In February, the seven cast members – who juggle dozens of roles – gathered in NJPAC’s Horizon Black Box Theater to rehearse, prior to departing for a March 11 performance in Las Vegas. They listened and recorded on cell phones as musical director Christopher Littlefield offered instruction on how their vocal nimbleness could best keep pace with the show’s pre-recorded track.

As rehearsals progressed, other elements came into play: the creation of a giant treehouse, the centerpiece of the set, which can be converted into the Globe; props and signage for the tradesmen lining the streets of London Town; and costuming that fuses the early Renaissance with the Age of Aquarius.

Clark, who lives in South Orange and recently directed a revival of Galt MacDermot’s Two Gentlemen of Verona – a musical treatment from the early Seventies – mentions that the groundbreaking diversity of its original Broadway cast is an artistic decision also embraced by Showtime with Shakespeare

“I love the fact that (audiences) will see this diverse group of fabulous singers and actors onstage,” says the director, who is also an NJPAC Teaching Artist. “The unique gifts that they each bring have a collective power. They’re beautiful storytellers and beautiful people in all shapes, all sizes, all colors.”

As Shakespeare wrote, “Time travels in diverse paces with diverse persons.” Through Jack and Annie’s chance encounters with famed figures of the past, young theater-goers watch their history lessons leap to life.

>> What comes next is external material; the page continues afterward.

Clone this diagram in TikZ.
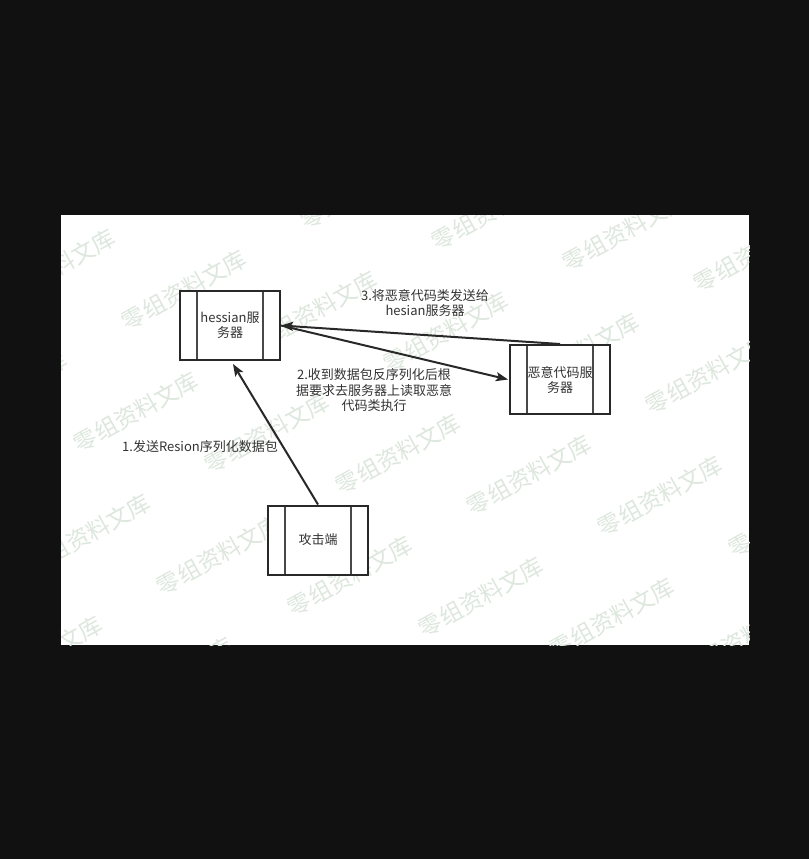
\documentclass[tikz,border=0pt]{standalone}
\usepackage{fontspec}
\setmainfont{Noto Sans CJK SC}
\usetikzlibrary{arrows.meta,calc}
\definecolor{bgdark}{RGB}{17,17,17}
\definecolor{ink}{RGB}{40,40,40}
\definecolor{txt}{RGB}{51,51,51}
\definecolor{wm}{RGB}{221,231,221}
\tikzset{
  procbox/.style={draw=ink, line width=2pt, fill=white, minimum width=100pt, minimum height=69pt,
    inner sep=0pt, text=txt, align=center, font=\fontsize{13pt}{15pt}\selectfont,
    path picture={
      \draw[line width=1.6pt, ink!85]
        ([xshift=17pt]path picture bounding box.north west) -- ([xshift=17pt]path picture bounding box.south west)
        ([xshift=-17pt]path picture bounding box.north east) -- ([xshift=-17pt]path picture bounding box.south east);
    }},
  arr/.style={draw=ink, line width=2pt, -{Stealth[length=12pt,width=9pt,inset=2.5pt]}},
  lbl/.style={text=txt, align=center, font=\fontsize{13pt}{15.5pt}\selectfont, inner sep=0pt},
  wmark/.style={text=wm, font=\fontsize{23pt}{23pt}\selectfont, rotate=29, inner sep=0pt}
}
\begin{document}
\begin{tikzpicture}[x=1pt,y=-1pt]
  \useasboundingbox (0,0) rectangle (809,859);
  \fill[bgdark] (0,0) rectangle (809,859);
  \fill[white] (61,215) rectangle (749,645);
  \begin{scope}
    \clip (61,215) rectangle (749,645);
    \foreach \i in {-2,...,6}{
      \foreach \j in {-1,...,4}{
        \pgfmathsetmacro\wx{184+131*\i-48*\j}
        \pgfmathsetmacro\wy{290+21*\i+122*\j}
        \ifdim\wx pt>-5pt \ifdim\wx pt<815pt \ifdim\wy pt>178pt \ifdim\wy pt<682pt
          \node[wmark] (wm\i\j) at (\wx,\wy) {零组资料文库};
        \fi\fi\fi\fi
      }
    }
  \end{scope}

  \node[procbox] (hes) at (230,325.5) {hessian服\\务器};
  \node[procbox] (evil) at (560,379.5) {恶意代码服\\务器};
  \node[procbox] (atk) at (318,540) {攻击端};

  \draw[arr] (atk.north) -- ([xshift=3pt,yshift=-3pt]hes.south);
  \draw[arr] (evil.north) -- (hes.east);
  \draw[arr] (hes.east) -- ([xshift=-1pt]evil.west);

  \node[lbl] (l3) at (425,303) {3.将恶意代码类发送给\\hesian服务器};
  \node[lbl] (l2) at (374,390.5) {2.收到数据包反序列化后根\\据要求去服务器上读取恶意\\代码类执行};
  \node[lbl] (l1) at (200,447) {1.发送Resion序列化数据包};
\end{tikzpicture}
\end{document}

“They’re going to take away values like the importance of standing up for what you believe in and standing up for your friends,” Clark notes of children who see the show. “They will hear about the importance of acknowledging your fears and facing them head-on.”

“It’s our job to bring the Magic Tree House worldview to the stage,” concludes Will Osborne. “The books all celebrate curiosity, kindness and inclusion, and this show is no exception. It ends with a song, ‘Thy Life Is a Miracle,’ which may be something many kids who see the show have never heard about themselves. We want kids – and their parents – to leave the theater with a feeling of joy and infinite possibility.”

Ultimately, children will be encouraged to pick up a book to take them to more adventures through the imagination.